Retype exactly what runs from the first line of the data to the line with "(1781,0) -- (1779,7);", keeping both of those lines and skipping pictures.
[Start]
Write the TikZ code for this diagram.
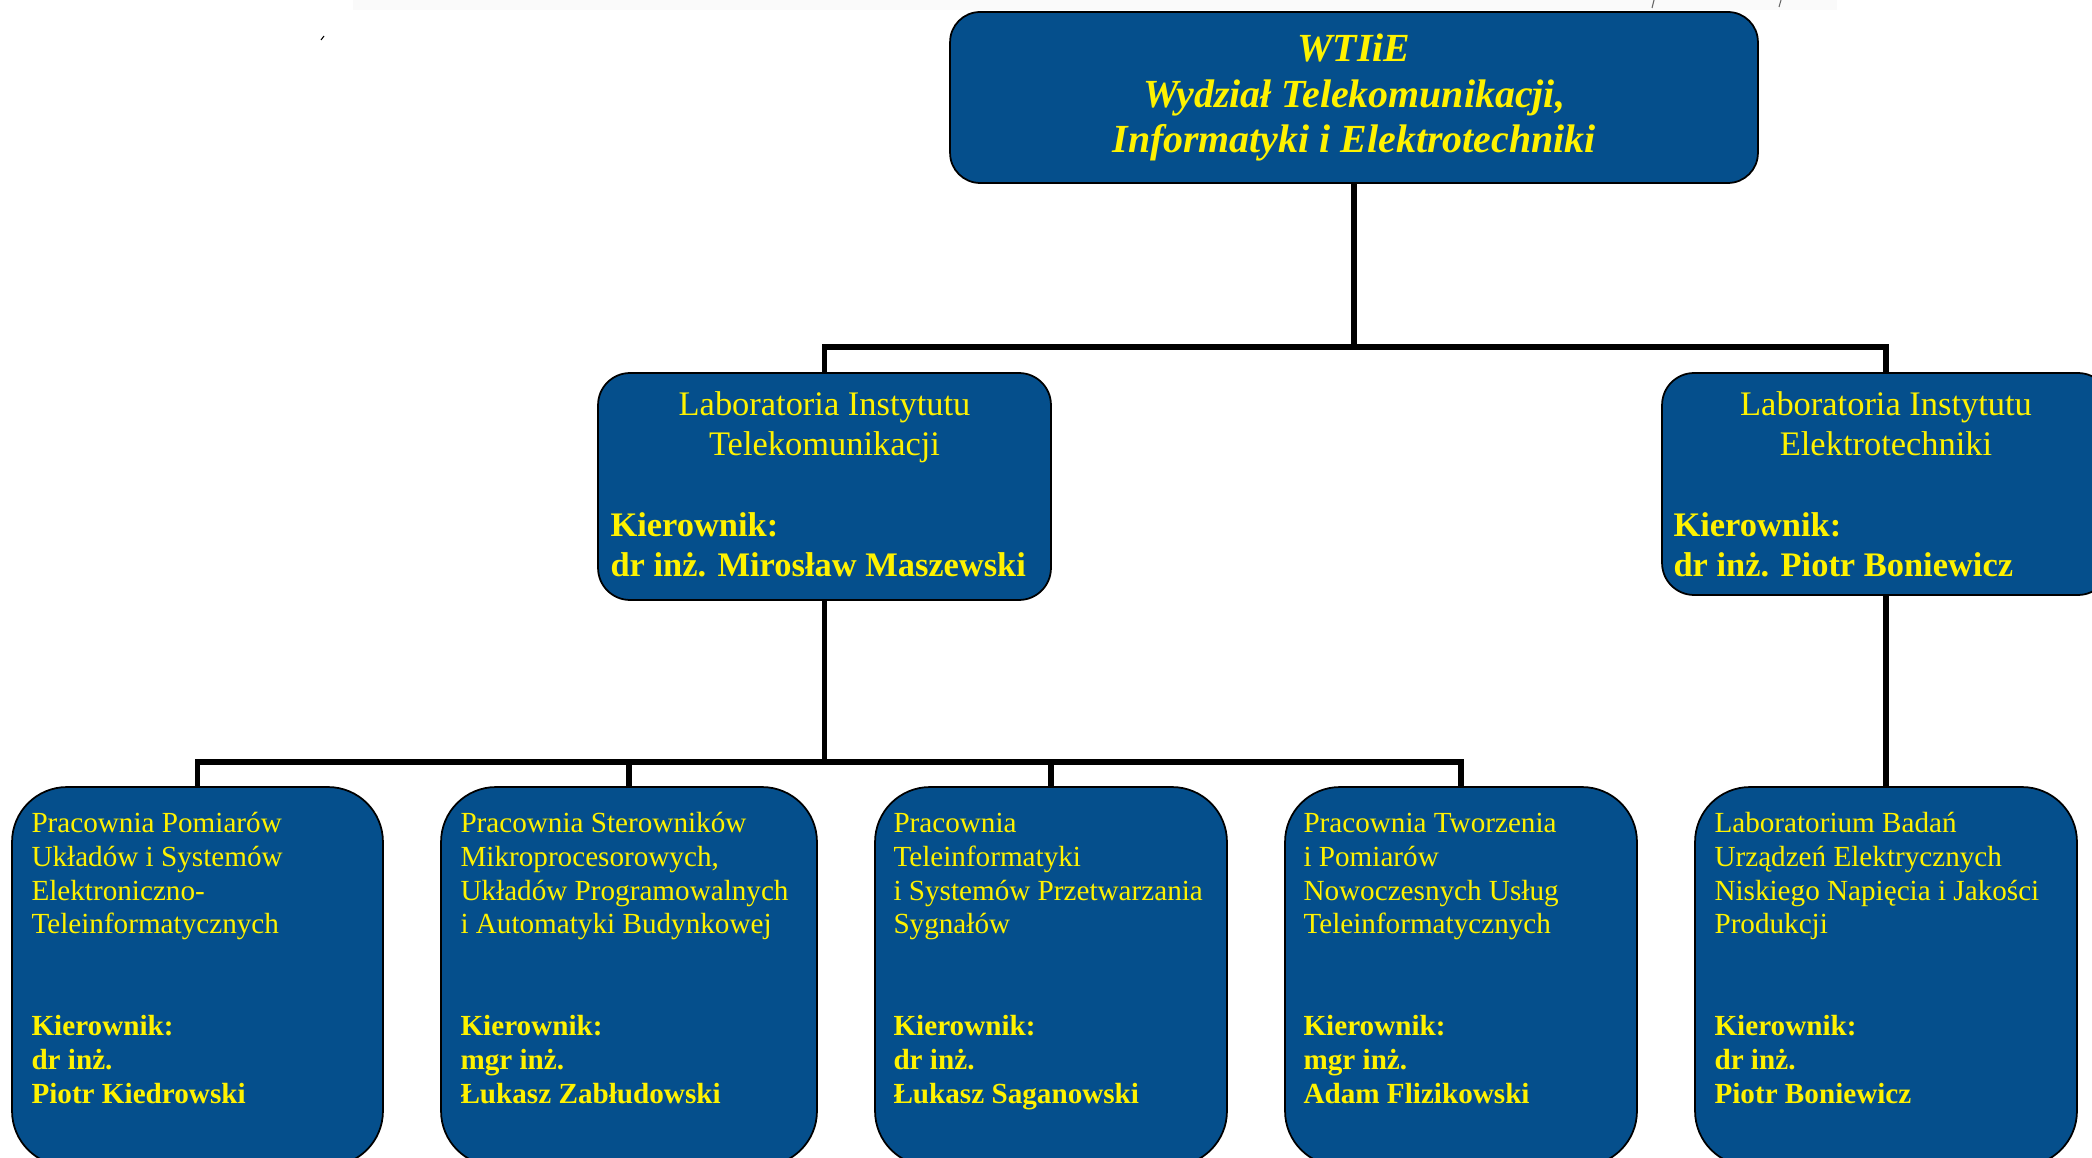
\documentclass[tikz,border=0pt]{standalone}
\usepackage{fontspec}
\setmainfont{Liberation Serif}
\definecolor{boxblue}{RGB}{5,79,140}
\tikzset{
  box/.style={draw=black, line width=1pt, fill=boxblue, rounded corners=#1, inner sep=0pt},
  box/.default=0.6cm,
  topbox/.style={box=0.6cm, text=yellow, align=center,
    font=\fontsize{22.7}{26.1}\selectfont\bfseries\itshape,
    minimum width=16.16cm, minimum height=3.42cm},
  labbox/.style={box=0.64cm},
  pracbox/.style={box=1.1cm, minimum height=7.58cm},
  labtitle/.style={text=yellow, align=center, anchor=north, inner sep=0pt,
    font=\fontsize{19.6}{23}\selectfont},
  labhead/.style={text=yellow, align=left, anchor=north west, inner sep=0pt,
    font=\fontsize{19.6}{23}\selectfont\bfseries},
  practext/.style={text=yellow, align=left, anchor=north west, inner sep=0pt,
    font=\fontsize{16.6}{19.3}\selectfont},
  conn/.style={line width=3.3pt}
}
\begin{document}
\begin{tikzpicture}[x=0.02cm, y=-0.02cm]
  \useasboundingbox (0,0) rectangle (2092,1158);
  \fill[black!2] (353,0) rectangle (1837,10);
  \draw[line width=0.6pt] (321,40) -- (324,36);
  \draw[line width=0.6pt, black!60] (1654,0) -- (1652,8);
  \draw[line width=0.6pt, black!60] (1781,0) -- (1779,7);

  \node[topbox] (wtie) at (1354,97.5)
    {WTIiE\\Wydział Telekomunikacji,\\Informatyki i Elektrotechniki};

  \node[labbox, minimum width=9.06cm, minimum height=4.54cm] (labt) at (824.5,486.5) {};
  \node[labtitle] (labtt) at ([shift={(0,14.6)}]labt.north)
    {\strut Laboratoria Instytutu\\Telekomunikacji};
  \node[labhead] (labth) at ([shift={(13,135.6)}]labt.north west)
    {\strut Kierownik:\\dr inż. Mirosław Maszewski};

  \node[labbox, minimum width=8.96cm, minimum height=4.44cm] (labe) at (1886,484) {};
  \node[labtitle] (labet) at ([shift={(0,14.6)}]labe.north)
    {\strut Laboratoria Instytutu\\Elektrotechniki};
  \node[labhead] (labeh) at ([shift={(12,135.6)}]labe.north west)
    {\strut Kierownik:\\dr inż. Piotr Boniewicz};

  \node[pracbox, minimum width=7.42cm] (p1) at (197.5,976.5) {};
  \node[pracbox, minimum width=7.52cm] (p2) at (629,976.5) {};
  \node[pracbox, minimum width=7.04cm] (p3) at (1051,976.5) {};
  \node[pracbox, minimum width=7.04cm] (p4) at (1461,976.5) {};
  \node[pracbox, minimum width=7.64cm] (p5) at (1886,976.5) {};

  \node[practext] (t1) at ([shift={(20,22)}]p1.north west)
    {\strut Pracownia Pomiarów\\Układów i Systemów\\Elektroniczno-\\Teleinformatycznych\\[2\baselineskip]
     \textbf{Kierownik:}\\\textbf{dr inż.}\\\textbf{Piotr Kiedrowski}};
  \node[practext] (t2) at ([shift={(20,22)}]p2.north west)
    {\strut Pracownia Sterowników\\Mikroprocesorowych,\\Układów Programowalnych\\i Automatyki Budynkowej\\[2\baselineskip]
     \textbf{Kierownik:}\\\textbf{mgr inż.}\\\textbf{Łukasz Zabłudowski}};
  \node[practext] (t3) at ([shift={(19,22)}]p3.north west)
    {\strut Pracownia\\Teleinformatyki\\i Systemów Przetwarzania\\Sygnałów\\[2\baselineskip]
     \textbf{Kierownik:}\\\textbf{dr inż.}\\\textbf{Łukasz Saganowski}};
  \node[practext] (t4) at ([shift={(19,22)}]p4.north west)
    {\strut Pracownia Tworzenia\\i Pomiarów\\Nowoczesnych Usług\\Teleinformatycznych\\[2\baselineskip]
     \textbf{Kierownik:}\\\textbf{mgr inż.}\\\textbf{Adam Flizikowski}};
  \node[practext] (t5) at ([shift={(20,22)}]p5.north west)
    {\strut Laboratorium Badań\\Urządzeń Elektrycznych\\Niskiego Napięcia i Jakości\\Produkcji\\[2\baselineskip]
     \textbf{Kierownik:}\\\textbf{dr inż.}\\\textbf{Piotr Boniewicz}};

  \coordinate (j1) at (1354,347);
  \coordinate (j2) at (824.5,762);
  \begin{scope}[conn]
    \draw (wtie) -- (j1);
    \draw (labt) |- (j1) -| (labe);
    \draw (labt) -- (j2);
    \draw (p1) |- (j2) -| (p4);
    \draw (p2) -- (p2 |- j2);
    \draw (p3) -- (p3 |- j2);
    \draw (labe) -- (p5);
  \end{scope}
\end{tikzpicture}
\end{document}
[End]
### Exercise response
Write the TikZ code for this diagram.
\documentclass[tikz,border=0pt]{standalone}
\usepackage{fontspec}
\setmainfont{Liberation Serif}
\definecolor{boxblue}{RGB}{5,79,140}
\tikzset{
  box/.style={draw=black, line width=1pt, fill=boxblue, rounded corners=#1, inner sep=0pt},
  box/.default=0.6cm,
  topbox/.style={box=0.6cm, text=yellow, align=center,
    font=\fontsize{22.7}{26.1}\selectfont\bfseries\itshape,
    minimum width=16.16cm, minimum height=3.42cm},
  labbox/.style={box=0.64cm},
  pracbox/.style={box=1.1cm, minimum height=7.58cm},
  labtitle/.style={text=yellow, align=center, anchor=north, inner sep=0pt,
    font=\fontsize{19.6}{23}\selectfont},
  labhead/.style={text=yellow, align=left, anchor=north west, inner sep=0pt,
    font=\fontsize{19.6}{23}\selectfont\bfseries},
  practext/.style={text=yellow, align=left, anchor=north west, inner sep=0pt,
    font=\fontsize{16.6}{19.3}\selectfont},
  conn/.style={line width=3.3pt}
}
\begin{document}
\begin{tikzpicture}[x=0.02cm, y=-0.02cm]
  \useasboundingbox (0,0) rectangle (2092,1158);
  \fill[black!2] (353,0) rectangle (1837,10);
  \draw[line width=0.6pt] (321,40) -- (324,36);
  \draw[line width=0.6pt, black!60] (1654,0) -- (1652,8);
  \draw[line width=0.6pt, black!60] (1781,0) -- (1779,7);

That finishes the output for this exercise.